Rustin actively began organizing protests in the 1930s, and by 1941 he along with other Black activists met with President Franklin Roosevelt to push for racial desegregation in not only the armed services (where Black troops were commanded by white officers), but also in employment.

Cognizant of the risk in resisting the racist strictures of Jim Crow, Rustin was arrested and beaten by police in 1942 for refusing to move to the back of the bus. But, undeterred, he continued to fight for justice, not only for Blacks, but also the Japanese Americans who were interned during World War II.

In 1948, Rustin traveled to India, where he became a disciple of Gandhi’s techniques of nonviolent protest. The Indian independence leader had just led his nation through years of resistance to the century-long British colonial rule, and despite Gandhi’s assassination, his techniques for pushing his adversaries to change became the model for other independence and reform movements worldwide. Through Rustin’s coaching, Martin Luther King Jr. learned the tactics of nonviolent resistance during King’s Birmingham years in the late 1950s, which led to the successful Montgomery bus boycott.

It was in 1952 that Rustin was again arrested, this time in Pasadena, California, but not for protesting America’s segregation.
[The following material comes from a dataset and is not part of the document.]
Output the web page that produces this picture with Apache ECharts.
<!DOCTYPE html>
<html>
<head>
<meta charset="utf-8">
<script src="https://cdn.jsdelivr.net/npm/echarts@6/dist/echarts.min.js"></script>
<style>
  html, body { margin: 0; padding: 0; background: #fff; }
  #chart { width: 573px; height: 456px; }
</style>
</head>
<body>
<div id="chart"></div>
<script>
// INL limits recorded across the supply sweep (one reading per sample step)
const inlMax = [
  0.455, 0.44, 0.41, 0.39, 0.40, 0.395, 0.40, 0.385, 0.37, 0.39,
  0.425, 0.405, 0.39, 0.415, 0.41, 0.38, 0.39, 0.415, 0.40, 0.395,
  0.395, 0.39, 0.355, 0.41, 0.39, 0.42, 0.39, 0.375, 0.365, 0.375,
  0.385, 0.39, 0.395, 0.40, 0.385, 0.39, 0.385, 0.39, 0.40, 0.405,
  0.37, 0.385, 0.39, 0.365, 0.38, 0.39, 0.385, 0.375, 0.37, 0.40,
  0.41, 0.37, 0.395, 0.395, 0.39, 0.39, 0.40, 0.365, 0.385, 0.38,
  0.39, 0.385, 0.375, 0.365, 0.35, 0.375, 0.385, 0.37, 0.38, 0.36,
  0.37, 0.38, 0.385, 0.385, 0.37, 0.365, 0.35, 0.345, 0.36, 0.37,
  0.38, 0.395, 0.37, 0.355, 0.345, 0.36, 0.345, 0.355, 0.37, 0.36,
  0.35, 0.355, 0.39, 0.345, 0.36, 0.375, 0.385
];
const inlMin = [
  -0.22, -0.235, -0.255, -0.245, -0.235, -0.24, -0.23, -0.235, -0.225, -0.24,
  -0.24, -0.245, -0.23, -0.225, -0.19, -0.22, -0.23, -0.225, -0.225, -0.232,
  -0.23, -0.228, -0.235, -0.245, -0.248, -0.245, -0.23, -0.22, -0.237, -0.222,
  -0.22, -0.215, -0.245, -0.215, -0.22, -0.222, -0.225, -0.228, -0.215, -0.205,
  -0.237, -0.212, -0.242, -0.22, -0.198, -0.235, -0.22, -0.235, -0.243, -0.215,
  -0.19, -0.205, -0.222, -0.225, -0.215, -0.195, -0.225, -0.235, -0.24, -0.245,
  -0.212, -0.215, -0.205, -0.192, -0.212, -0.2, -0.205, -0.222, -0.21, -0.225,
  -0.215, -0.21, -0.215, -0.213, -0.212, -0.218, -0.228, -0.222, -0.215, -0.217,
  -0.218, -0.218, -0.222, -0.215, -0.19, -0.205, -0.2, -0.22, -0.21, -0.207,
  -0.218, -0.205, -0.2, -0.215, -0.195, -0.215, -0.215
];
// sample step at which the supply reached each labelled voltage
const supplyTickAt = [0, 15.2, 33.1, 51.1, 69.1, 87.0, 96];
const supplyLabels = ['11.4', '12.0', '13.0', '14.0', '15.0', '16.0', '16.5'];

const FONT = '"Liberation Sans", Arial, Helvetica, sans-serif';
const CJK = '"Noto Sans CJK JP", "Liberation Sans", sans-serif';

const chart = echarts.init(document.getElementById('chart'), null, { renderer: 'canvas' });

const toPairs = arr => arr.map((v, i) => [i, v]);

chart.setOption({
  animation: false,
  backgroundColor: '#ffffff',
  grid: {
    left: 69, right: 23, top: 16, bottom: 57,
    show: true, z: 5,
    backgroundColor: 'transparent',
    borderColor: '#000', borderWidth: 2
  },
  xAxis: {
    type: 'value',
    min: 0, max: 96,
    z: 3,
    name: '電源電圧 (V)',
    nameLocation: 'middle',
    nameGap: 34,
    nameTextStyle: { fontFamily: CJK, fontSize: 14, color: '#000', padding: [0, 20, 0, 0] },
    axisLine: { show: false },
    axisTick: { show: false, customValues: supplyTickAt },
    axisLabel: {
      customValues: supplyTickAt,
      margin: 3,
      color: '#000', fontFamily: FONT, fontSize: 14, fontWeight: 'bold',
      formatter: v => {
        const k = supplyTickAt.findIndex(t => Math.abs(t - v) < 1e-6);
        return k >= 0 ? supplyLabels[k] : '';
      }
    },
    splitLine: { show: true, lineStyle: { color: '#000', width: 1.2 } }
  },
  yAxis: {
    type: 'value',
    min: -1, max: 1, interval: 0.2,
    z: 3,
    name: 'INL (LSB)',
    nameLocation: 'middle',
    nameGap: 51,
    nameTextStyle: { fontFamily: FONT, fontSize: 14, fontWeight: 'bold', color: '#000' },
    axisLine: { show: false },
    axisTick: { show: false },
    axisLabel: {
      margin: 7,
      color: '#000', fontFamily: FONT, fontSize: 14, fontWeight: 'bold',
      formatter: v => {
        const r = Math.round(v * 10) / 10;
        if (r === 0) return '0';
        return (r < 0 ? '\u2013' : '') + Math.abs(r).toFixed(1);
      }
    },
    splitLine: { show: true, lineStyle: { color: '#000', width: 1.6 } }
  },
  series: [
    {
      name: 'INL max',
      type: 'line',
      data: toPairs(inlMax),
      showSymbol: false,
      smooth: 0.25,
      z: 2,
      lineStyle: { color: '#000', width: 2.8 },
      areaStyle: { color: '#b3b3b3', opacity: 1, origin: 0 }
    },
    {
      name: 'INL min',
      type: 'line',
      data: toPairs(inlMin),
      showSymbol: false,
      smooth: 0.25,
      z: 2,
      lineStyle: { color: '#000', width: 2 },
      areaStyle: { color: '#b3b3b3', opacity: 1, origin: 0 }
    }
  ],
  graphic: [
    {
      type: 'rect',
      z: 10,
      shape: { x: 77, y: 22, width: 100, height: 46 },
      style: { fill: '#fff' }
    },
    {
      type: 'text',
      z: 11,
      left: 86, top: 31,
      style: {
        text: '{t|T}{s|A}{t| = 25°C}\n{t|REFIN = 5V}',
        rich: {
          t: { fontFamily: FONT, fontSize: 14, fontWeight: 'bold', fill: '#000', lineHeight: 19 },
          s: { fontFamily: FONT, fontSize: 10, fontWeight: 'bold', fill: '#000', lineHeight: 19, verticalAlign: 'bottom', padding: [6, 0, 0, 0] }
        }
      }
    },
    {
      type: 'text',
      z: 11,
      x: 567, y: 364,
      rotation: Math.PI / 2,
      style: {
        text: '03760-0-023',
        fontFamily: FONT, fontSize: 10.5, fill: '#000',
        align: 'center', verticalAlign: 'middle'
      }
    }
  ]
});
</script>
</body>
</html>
Found in a car having sex with two other men, the arrest thrust Rustin’s homosexuality into the open and would tarnish his reputation within the larger civil rights movement in the years that followed. Undaunted, he continued to organize, advise, and play pivotal roles alongside King and the Southern Christian Leadership Conference. He became a favorite target for critics of the Black civil rights movement, in particular the senior senator from my home state of South Carolina, Strom Thurmond.
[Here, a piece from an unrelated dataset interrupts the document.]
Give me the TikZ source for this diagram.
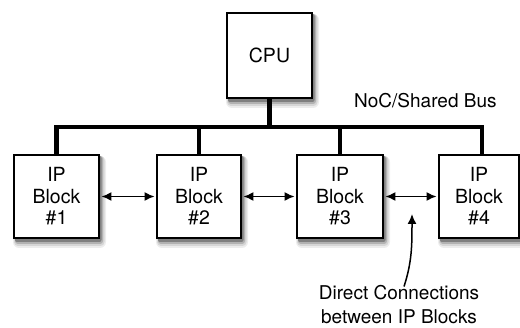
\documentclass[tikz,border=0pt]{standalone}
\usepackage{fontspec}
\setmainfont{TeX Gyre Heros}
\usetikzlibrary{arrows.meta}
\newcommand\myboxshadow[4]{%
  \fill[black!7, rounded corners=6pt] ({#1-1},{#2+1}) rectangle ({#3+7},{#4+10});
  \fill[black!16, rounded corners=4pt] ({#1},{#2+1}) rectangle ({#3+5.5},{#4+8});
  \fill[black!30, rounded corners=3pt] ({#1+1},{#2+1}) rectangle ({#3+4},{#4+6});
  \fill[black!50, rounded corners=2pt] ({#1+1},{#2+1}) rectangle ({#3+2.5},{#4+4});
}
\begin{document}
\begin{tikzpicture}[x=1pt,y=-1pt,
  blockbox/.style={draw=black, line width=1.9pt, fill=white, align=center,
    inner sep=0pt, font=\fontsize{19.5}{21.5}\selectfont},
  busline/.style={line width=4.5pt, line join=miter},
  link/.style={line width=1.5pt, {Latex[length=10pt,width=9pt]}-{Latex[length=10pt,width=9pt]}},
  callout/.style={line width=1.5pt, -{Latex[length=10pt,width=9pt]}},
  lbl/.style={font=\fontsize{19}{24}\selectfont, align=center, inner sep=0pt}]
\useasboundingbox (0,0) rectangle (520,328);
% soft shadows behind the boxes
\myboxshadow{227}{13}{312}{98}
\myboxshadow{14}{155}{99}{238}
\myboxshadow{157}{155}{241}{238}
\myboxshadow{297}{155}{383}{238}
\myboxshadow{439}{155}{519}{238}
% boxes
\node[blockbox, minimum width=85pt, minimum height=85pt] (cpu) at (269.5,55.5) {CPU};
\node[blockbox, minimum width=85pt, minimum height=83pt] (b1) at (56.5,196.5) {IP\\Block\\\#1};
\node[blockbox, minimum width=84pt, minimum height=83pt] (b2) at (199,196.5) {IP\\Block\\\#2};
\node[blockbox, minimum width=86pt, minimum height=83pt] (b3) at (340,196.5) {IP\\Block\\\#3};
\node[blockbox, minimum width=80pt, minimum height=83pt] (b4) at (479,196.5) {IP\\Block\\\#4};
% bus
\coordinate (busL) at (56.5,127);
\coordinate (busR) at (482,127);
\draw[busline] (b1.north) -- (busL) -- (busR) -- (busR |- b4.north);
\draw[busline] (b2.north) -- (b2.north |- busL);
\draw[busline] (b3.north) -- (b3.north |- busL);
\draw[busline] (cpu.south) -- (cpu.south |- busL);
\node[lbl, anchor=west] (noc) at (354,101) {NoC/Shared Bus};
% direct links
\draw[link, shorten <=1.5pt, shorten >=1.5pt] (b1.east) -- (b2.west);
\draw[link, shorten <=1.5pt, shorten >=1.5pt] (b2.east) -- (b3.west);
\draw[link, shorten <=1.5pt, shorten >=1.5pt] (b3.east) -- (b4.west);
% callout
\node[lbl] (dc) at (399,305) {Direct Connections\\between IP Blocks};
\coordinate (tip) at (412,214);
\draw[callout] ([xshift=5pt,yshift=-1pt]dc.north) .. controls (412,262) and (412,245) .. (tip);
\end{tikzpicture}
\end{document}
Leading up to the famous 1964 March on Washington, which Rustin was instrumental in organizing, Thurmond railed against Rustin, calling him “a Communist, draft-dodger, and homosexual.” Entering Rustin’s Pasadena criminal record into the official U.S. Senate record, Thurmond also exhibited a photo of Rustin talking with King while King was taking a bath, implying that King had some sort of same-sex relationship with the openly gay Rustin.

In his later years, Rustin continued to work for the oppressed, organizing on behalf of labor unions and also supporting African nations’ right to self-determination. Despite his socialist philosophy, he became an ardent anti-communist and recognized the colonialist aspect of Soviet support for various independence movements in the Third World. When he passed away in 1987 at the age of 75, President Reagan praised Rustin for his work in fighting for freedom around the world.

Bayard Rustin’s life and life’s work will finally get the recognition they deserve with an upcoming biopic from Barack and Michelle Obama’s production company, Higher Ground. It will star openly gay actor Colman Domingo as Rustin.